I was kind of surprised EE didn't make any jokes about all the people stuffed in Leah's head. :) I'm assuming that's figurative -but after reading further, it's hard to tell. Maybe she DOES have a bunch of other people sharing her mind.

John said...

Great continuation.

Matthew said...

It's bogged down in detail. Mention her being overwhelmed by the city and trust the reader to imagine it.

vkw said...

yep, the man focus of the opening gets lost in the forest.

I think you should focus on the tree.

Phoenix said...

I got a little bit confused from a logic perspective.

On first read, it appears the woman and the creature are doing identical things. The mother is grasping the girl's arm; the creature is arresting her. The mother is caressing the boy to comfort him; the creature is quieting him. Why the double duty? Seems as though either the mother or the nanny-creature would be watching after the kids, not both.

Then Leah only looks at the creature after the family has passed when we've just gotten a rundown of what the creature looks like and what it's been doing. I thought the rundown was from Leah's POV, but the second paragraph suggests otherwise.

_*rachel*_ said...

I'm still laughing at that continuation; it's only timing that saved my laptop from a bubble tea bath.

But Anon has a point; this does feel a bit pot brownie-ish. Showing us how overwhelming it is by showing how many people there are is definitely a legitimate choice; I'm just not sure this is the right place for it.

When you begin a story, you want to begin with the/a main character, or at least someone related to the plot. Leah is indeed the first person you mention, but then you mention a lot of other people, and my mind wants to think they're related to the plot instead of illustrating a point.

As for the invisible friend, maybe you should skip that if you've got a story about unicorns nobody else sees.

I feel with Leah, though. I'm used to medium-sized cities, and places like Chicago and New York feel overwhelming.

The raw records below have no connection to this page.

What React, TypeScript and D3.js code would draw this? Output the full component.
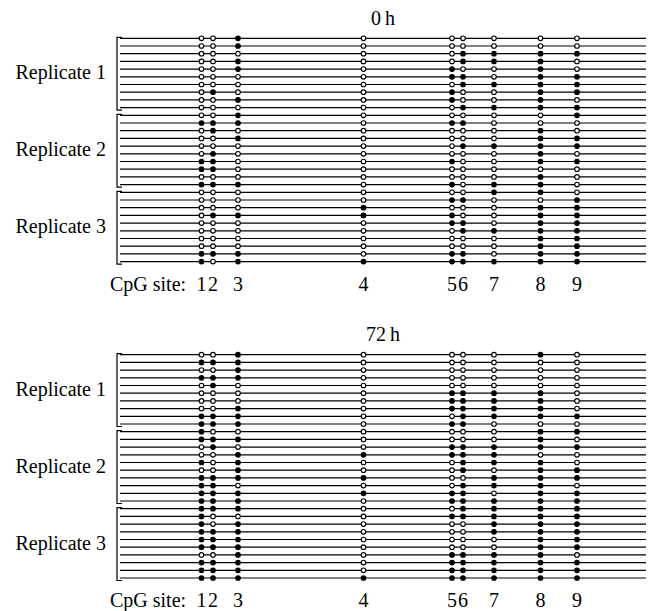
import React from "react";
import * as d3 from "d3";

// CpG sites and their relative positions along the fragment
const siteLabels = ["1", "2", "3", "4", "5", "6", "7", "8", "9"];
const sitePositions = [0, 11.5, 36.5, 162, 250.5, 261.5, 292.5, 339, 375.5];
const fragmentExtent = [-81.5, 444.5];

const replicateNames = ["Replicate 1", "Replicate 2", "Replicate 3"];
const panelTitles = ["0\u2009h", "72\u2009h"];

// 1 = methylated (filled), 0 = unmethylated (open); one string per clone, 9 sites
const h0Rep1 = [
  "001000000", "001000000", "000001111", "001001110", "001010010",
  "000011011", "000001111", "010010011", "001010010", "000001111",
];
const h0Rep2 = [
  "001000001", "111011000", "010000010", "001000011", "000001111",
  "010000010", "110010011", "110000000", "000000010", "111010110",
];
const h0Rep3 = [
  "000000110", "000011001", "000100011", "011110011", "000011011",
  "000001111", "000000011", "000000011", "111011011", "101111111",
];
const h72Rep1 = [
  "001000010", "111000000", "001000000", "111000000", "010000000",
  "000011110", "000011110", "001011110", "111001111", "111011000",
];
const h72Rep2 = [
  "100000011", "111000010", "010011111", "001111100", "101001110",
  "001001011", "111100111", "110001110", "111111011", "111011111",
];
const h72Rep3 = [
  "111001111", "100011111", "101000111", "111000111", "111000011",
  "111000011", "001011110", "111011111", "111011111", "111111111",
];

const panels = [
  { title: panelTitles[0], reps: [h0Rep1, h0Rep2, h0Rep3] },
  { title: panelTitles[1], reps: [h72Rep1, h72Rep2, h72Rep3] },
];

const W = 650;
const H = 611;
const FONT = "'Liberation Serif', 'Times New Roman', serif";

export default function App() {
  const x = d3.scaleLinear().domain(fragmentExtent).range([120, 646]);
  const panelTop = [38.3, 354.7];
  const rowStep = 7.7;

  return (
    <svg
      width={W}
      height={H}
      style={{ position: "absolute", left: 0, top: 0, background: "#fff" }}
      fontFamily={FONT}
    >
      {panels.map((panel, pi) => {
        const rows = panel.reps.flat();
        const y = d3
          .scaleLinear()
          .domain([0, rows.length - 1])
          .range([panelTop[pi], panelTop[pi] + rowStep * (rows.length - 1)]);
        const firstY = y(0);
        const lastY = y(rows.length - 1);
        const [x0, x1] = x.range();
        let offset = 0;
        return (
          <g key={pi}>
            <text
              x={(x0 + x1) / 2}
              y={firstY - 13.3}
              fontSize={20}
              textAnchor="middle"
            >
              {panel.title}
            </text>
            {panel.reps.map((rep, ri) => {
              const start = offset;
              offset += rep.length;
              const top = y(start) - 1;
              const bottom = y(start + rep.length - 1) + 2.5;
              const mid = (y(start) + y(start + rep.length - 1)) / 2;
              return (
                <g key={ri}>
                  <path
                    d={`M122,${top}H117V${bottom}H122`}
                    fill="none"
                    stroke="#000"
                    strokeWidth={1.2}
                  />
                  <text x={106} y={mid + 6.5} fontSize={20} textAnchor="end">
                    {replicateNames[ri]}
                  </text>
                </g>
              );
            })}
            {rows.map((row, r) => (
              <g key={r}>
                <line
                  x1={x0}
                  x2={x1}
                  y1={y(r)}
                  y2={y(r)}
                  stroke="#000"
                  strokeWidth={1.2}
                />
                {row.split("").map((v, s) => (
                  <circle
                    key={s}
                    cx={x(sitePositions[s])}
                    cy={y(r)}
                    r={2.3}
                    fill={v === "1" ? "#000" : "#fff"}
                    stroke="#000"
                    strokeWidth={1.1}
                  />
                ))}
              </g>
            ))}
            <text x={110} y={lastY + 29} fontSize={20}>
              CpG site:
            </text>
            {siteLabels.map((lab, s) => (
              <text
                key={s}
                x={x(sitePositions[s])}
                y={lastY + 29}
                fontSize={20}
                textAnchor="middle"
              >
                {lab}
              </text>
            ))}
          </g>
        );
      })}
    </svg>
  );
}
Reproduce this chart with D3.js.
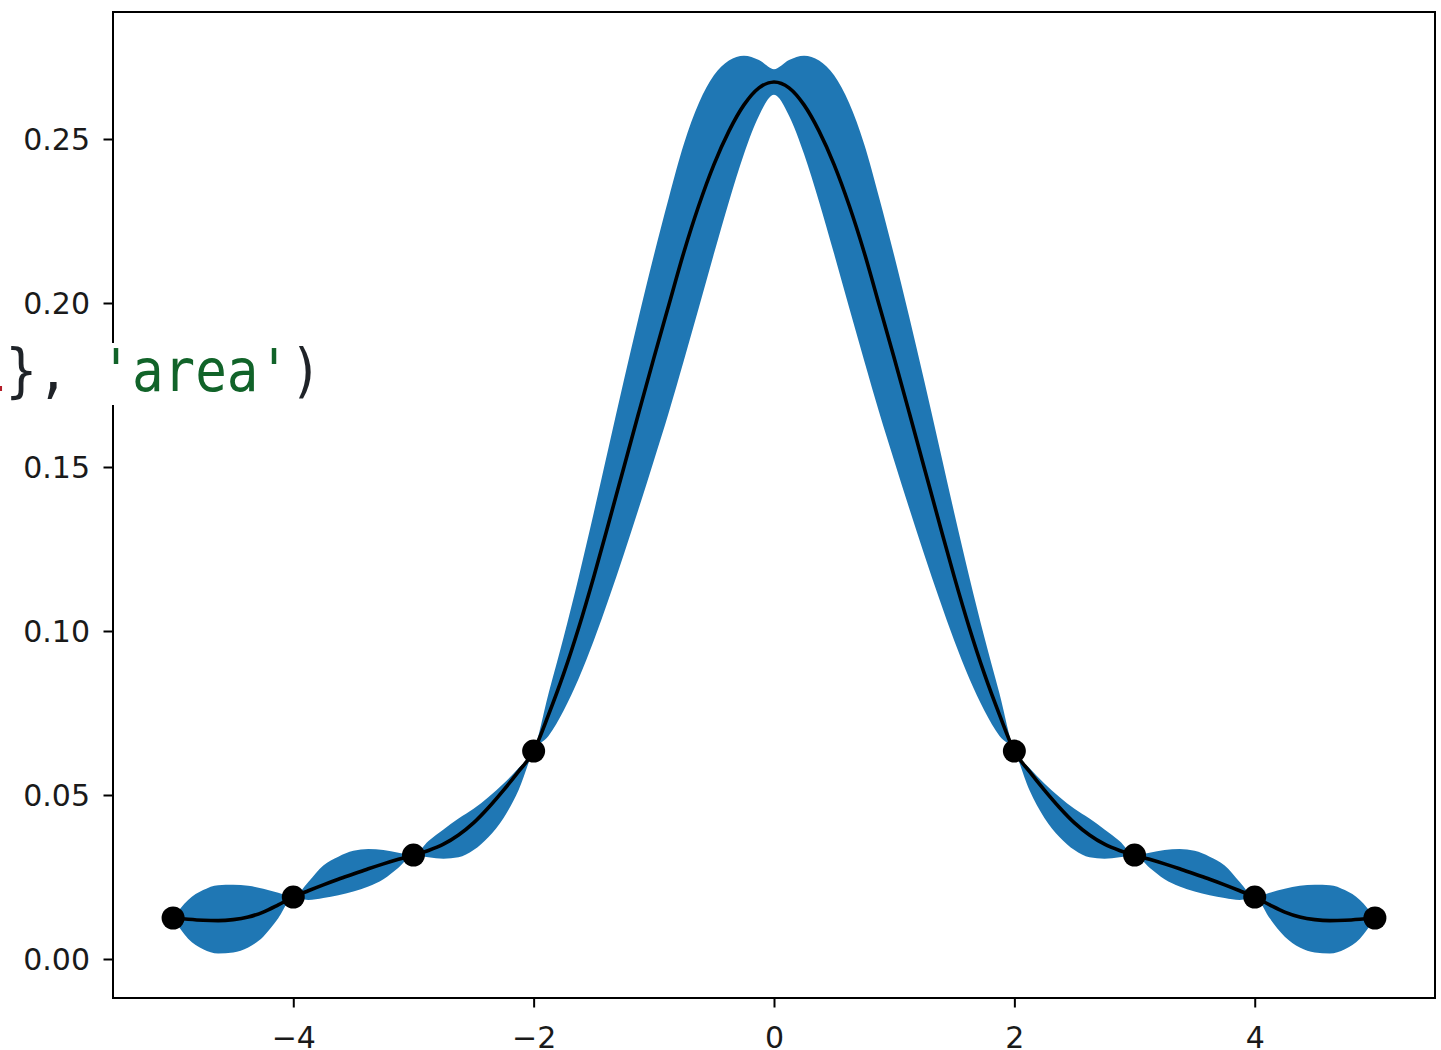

Some of it's the people, but what always sticks out is how the buildings are so tall and close together. A girl needs some sky.

Off to read some Overheard in New York now.

Stick and Move said...

I think your strategy is a little faulty if you're hoping to slip something past the reader in the first few paragraphs, or at all, for that matter. Showing us that it almost escapes Leah's attention should serve your purpose. If your strategy is to lull the reader into skimming, it worked, but that doesn't make it a sound strategy.